Back in November of 2006 I blogged about new research into the Antikythera device, a Greek 1st century BC astronomical simulator. The news at the time was that:

... computer-aided X-ray tomography ... has allowed a team of scholars to understand better how the thing worked and to decipher more of its many inscriptions. Using a large number of cogged wheels and gears, the mechanism was designed to simulate and predict the movements and interrelationships of the more important heavenly bodies.

Now, a new paper in Nature presents further insights: the device

... unites abstruse astronomical determinations of time with the calendar of civic society. Another ancient Greek calendar cycle, called the Metonic cycle, was established to cope with the incommensurability of the lunar cycle and the solar year -- the period of Earth's rotation around the Sun, as determined, say, by the time between successive summer solstices. One Metonic period is equal to 235 lunar months, which is almost exactly 19 solar years. The Metonic cycle, thought previously to be used only by astronomers, is represented on a dial on the Antikythera Mechanism.
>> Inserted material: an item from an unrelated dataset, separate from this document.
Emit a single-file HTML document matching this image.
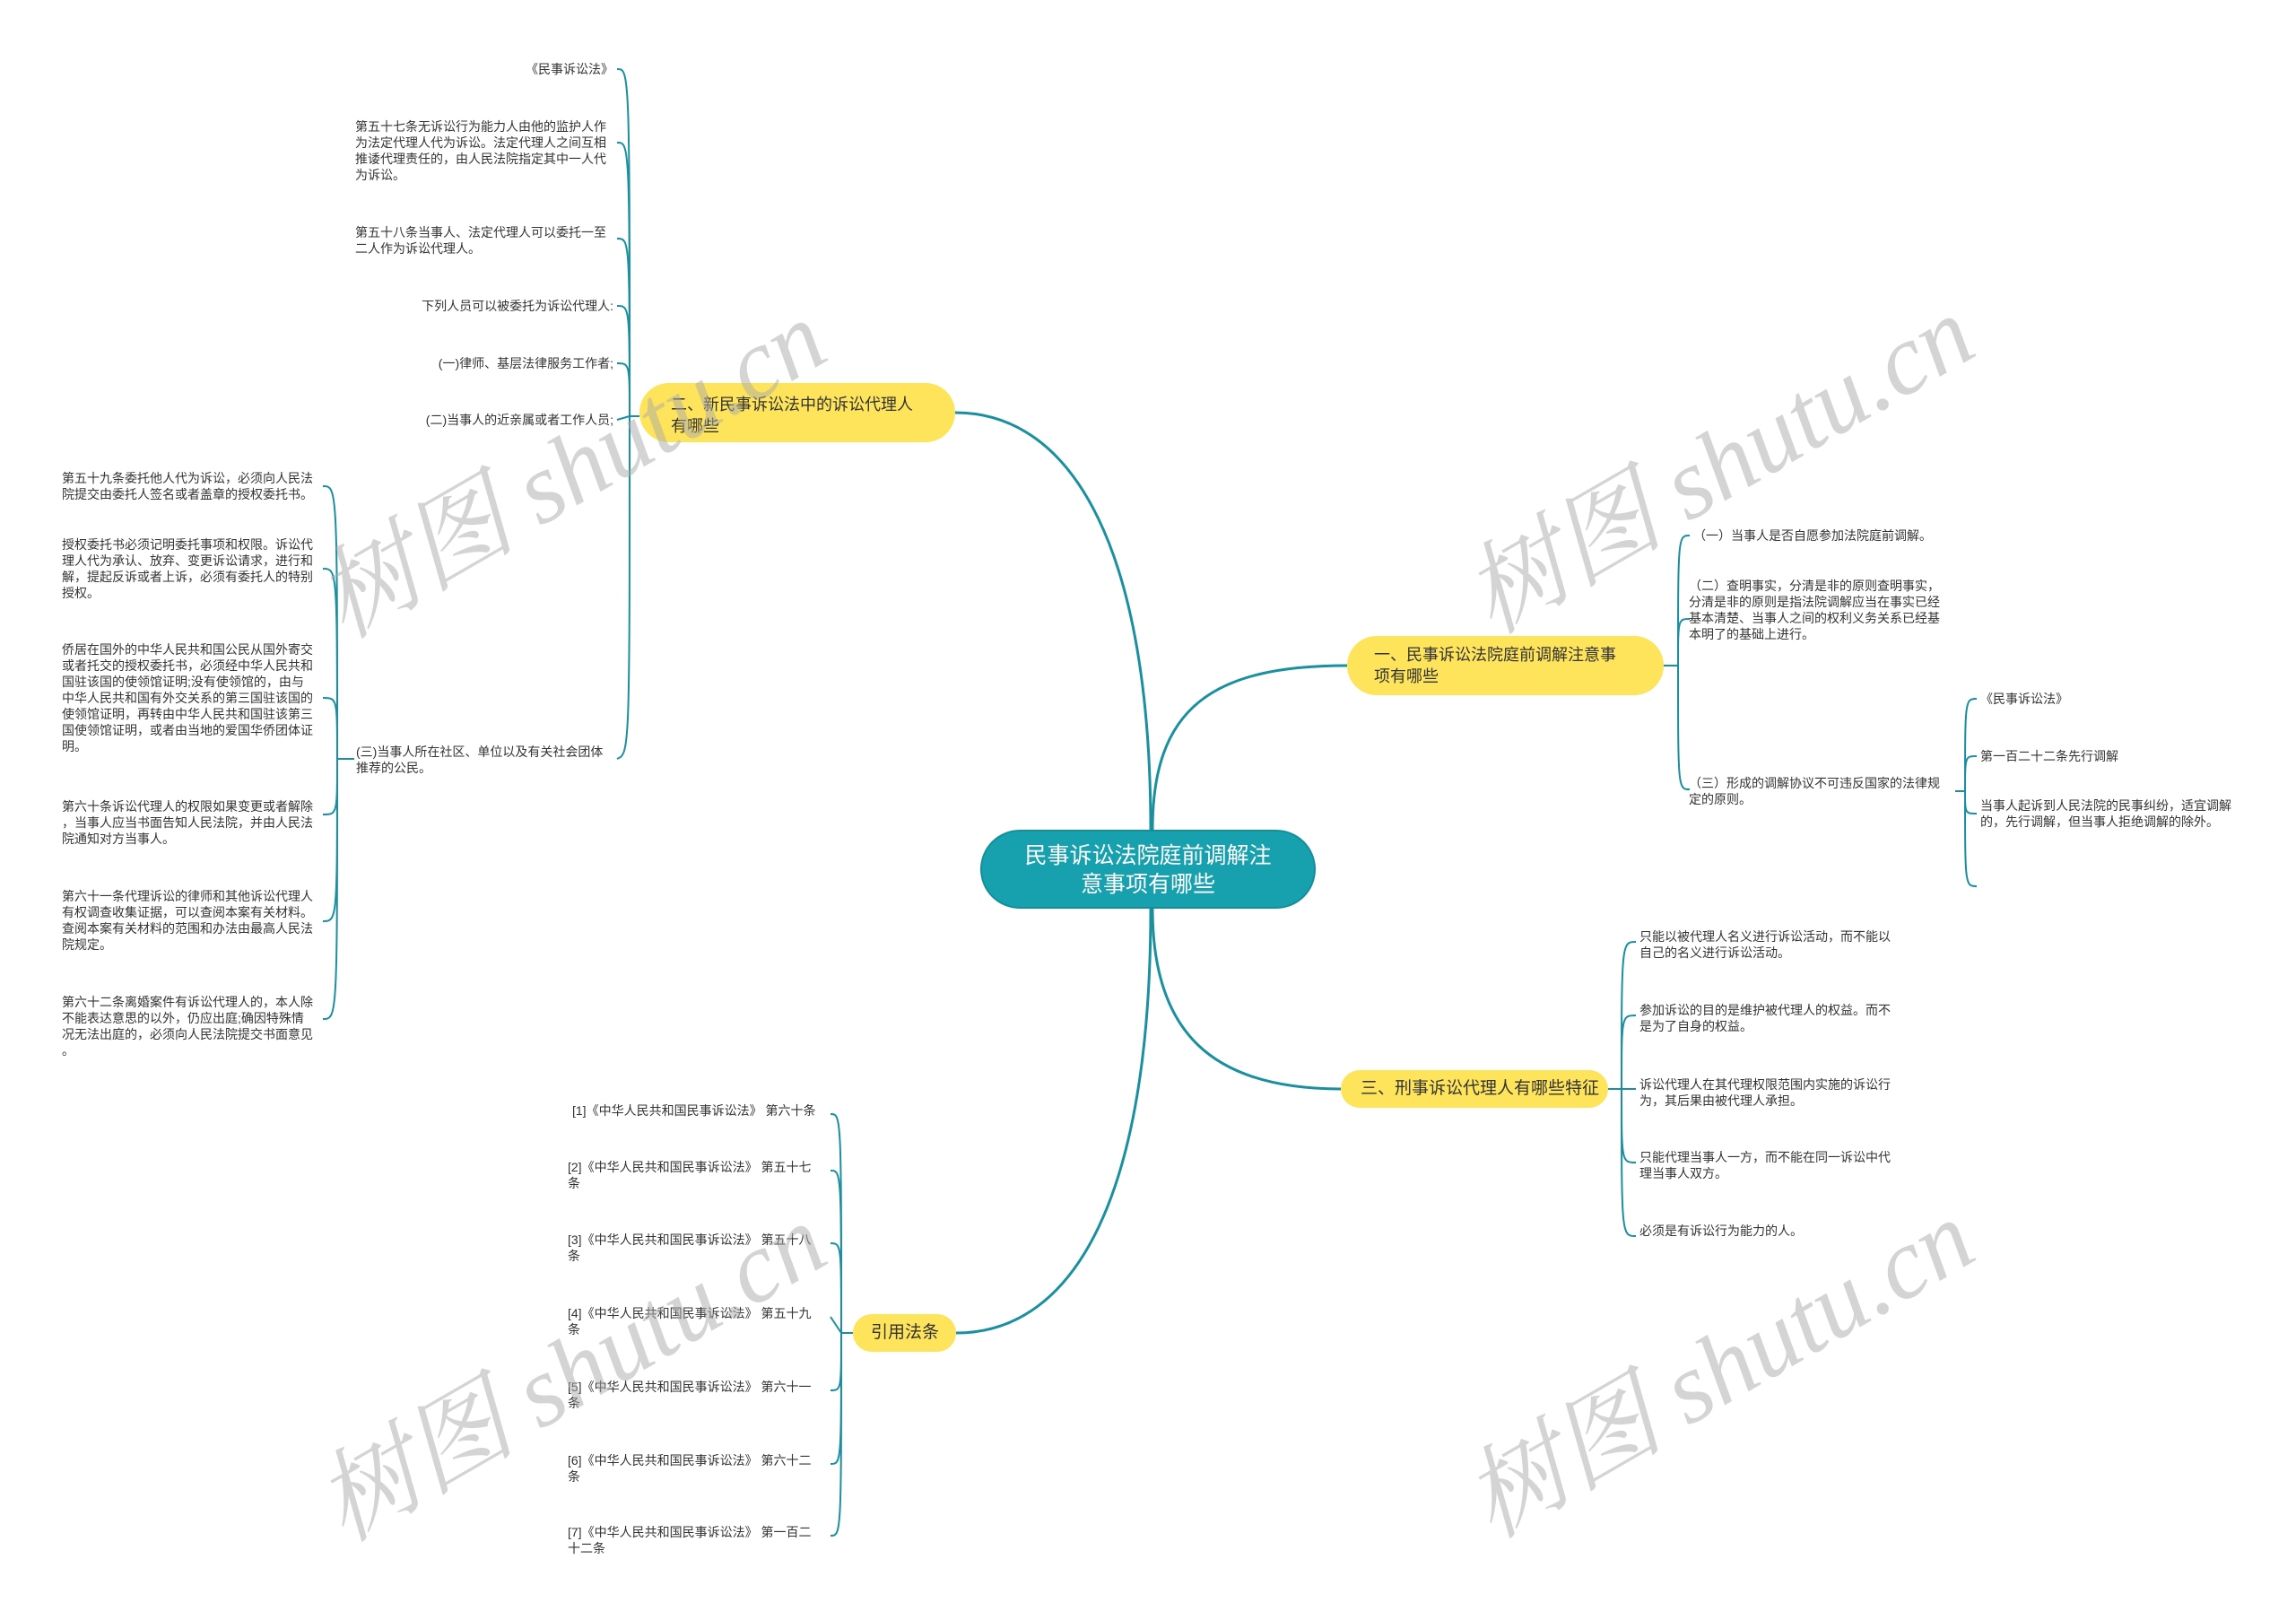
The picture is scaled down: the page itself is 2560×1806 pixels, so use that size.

But this dial now turns out to be inscribed with the names of months in a regional calendar used in Corinthian colonies in northwest Greece -- providing evidence that the device was used for mundane reckonings, and giving a surprising clue to its origin.

The team has even identified a dial that tracks a four-year cycle, most likely that of the Olympiad!

Update 5 October: Tobias points to an amazing short film about the new results.

Via Tor.com.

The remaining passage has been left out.